Now, Jesus’ question was on the attack. And he’s not done yet.

Wrong-hearted life (45-47)

Read Luke 20:45-47.

There are still plenty of religious leaders who love the respect that their robes brings them. Let’s be honest, it must be pretty intoxicating.

  • You wear your dog-collar or your fancy robes, you enter your church and everyone defers to you like you’re something special.
  • And you get addicted to it. You become proud, when you ought to be the most humble person in the room.

But that’s not even the worst of it. Jesus says that there are people who love all that ‘limelight’ stuff, but whose hearts are far from loving God.

How can you tell?

  • Those who truly love God won’t need the paraphernalia.
  • When someone truly loves God, you’ll love as he loves.
  • Specifically, you will love the poor, the weak, the unlovely, the widow.
    • In that society, the widow was the very image of a vulnerable adult – no income, no help, dependent.
    • Just the kind of person God loves, and expects his people to care for.
  • How despicable must a religious leader be, if “They devour widows’ houses and say long prayers just for show”?

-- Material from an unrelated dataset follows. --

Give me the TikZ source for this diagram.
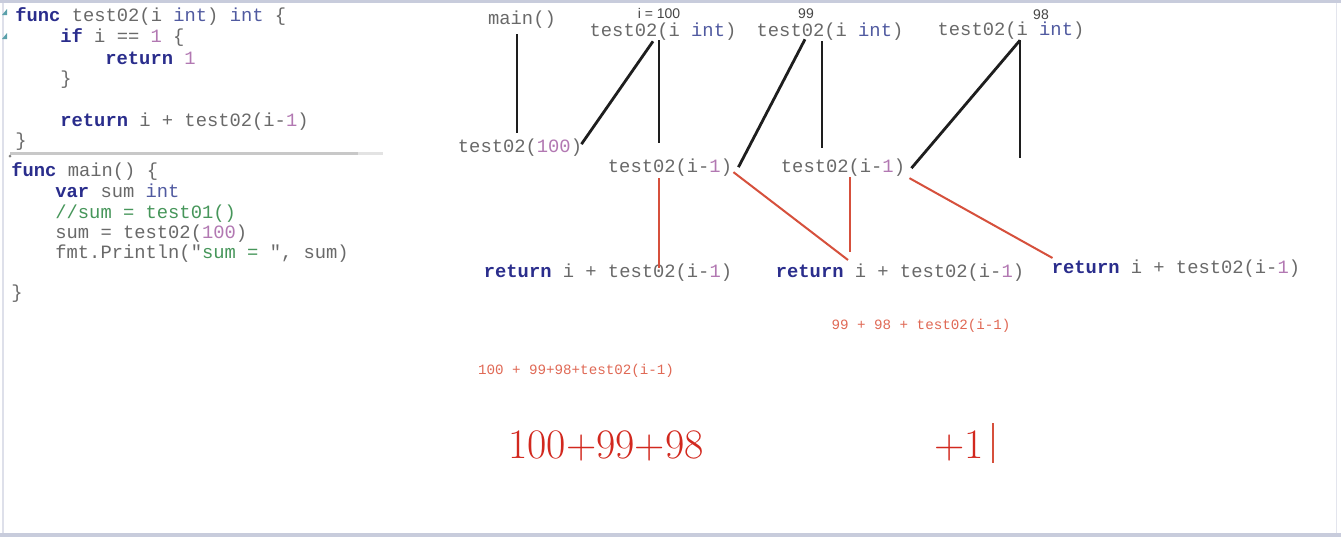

Earlier we heard the Sadducees asking a hypothetical question about 7 brothers and a widow. No care for anyone as people, just intellectual posturing to make themselves look clever (though they were wrong).

Practical religion matters

Now we’ve got others abusing actual widows to rob them of the little they do have.

Such people will never be “counted worthy to take part in that age and in the resurrection from the dead” (v35), but will “receive harsher judgment” (v47). Eternal matters are at stake.

Faith without works is dead, and if your Christian life is more about what you “take” than what you “give”, you might find you’re not the mature Christian you thought you were.

  • Christ came not to be served, but to serve.
  • You are not above your master. Service, and giving of yourself, ought to be characterise your whole life.
  • That’s what a head and a heart for Jesus looks like. So:

Whole-hearted for Jesus (1-4)

There’s one more ‘widow’ reference that Luke has included for us to think about: Read Luke 21:1-4.

The two coins were almost worthless, but were all she had. She could have put just one in, but put both in. Jesus has condemned the religious rulers who abuse the kindness of such women, but now he commends the woman herself for what she’s done.

To do this, she must love and trust God. She’s trusting him to care for her, as his word says he does. And she’s giving everything she is and has. This is exactly what Jesus has been telling you to do for chapter after chapter. Your attachment to the things of this world will keep you from God, reducing your sense of dependence on him. Again, there’s no sin in wealth. Those who have jobs that earn well aren’t doing wrong! But it’s your heart that matters: Are you living and giving for Jesus, or self-indulgence?

Remember the rich ruler who came to Jesus, and his dismay when Jesus told him he still lacked “one thing”? This poor widow, in all her poverty and brokenness, had the “one thing” that that rich ruler had lacked: She loved God, and trusted her whole life to him. She knew that there is nothing in heaven and earth more to be treasured than a right relationship with God.

The rich were giving their loose change; she gave her everything.

Leftovers?

Do you just give God your leftovers? Pop along to church if there’s nothing else on? Is that all he’s worth to you?

Don’t ever get comfy in your Christian life. Jesus is worth all you are, and you’re called to surrender everything to him. It’s already his. Go with that.

Maybe you feel tired; exhausted; you’ve nothing else to give.

You might feel Jesus is asking too much.

  • Don’t underestimate that widow’s trust, or her blessing.
  • Remember that the Lord chose you; he knows you.
  • Make him your treasure, and the rest will follow.

So what have we seen?

  1. A wrong-headed question, based on false assumptions, will keep the questioner from truth. Listen to Jesus.
  2. Questions about Jesus are good, because those are the questions that will lead you to him, to eternal life.
  3. A wrong-hearted life will often look good to others, but God will reserve you for condemnation and judgment.
  4. But a heart for Christ, forgiven and living in him, will live for him in every aspect of life: Give him your all.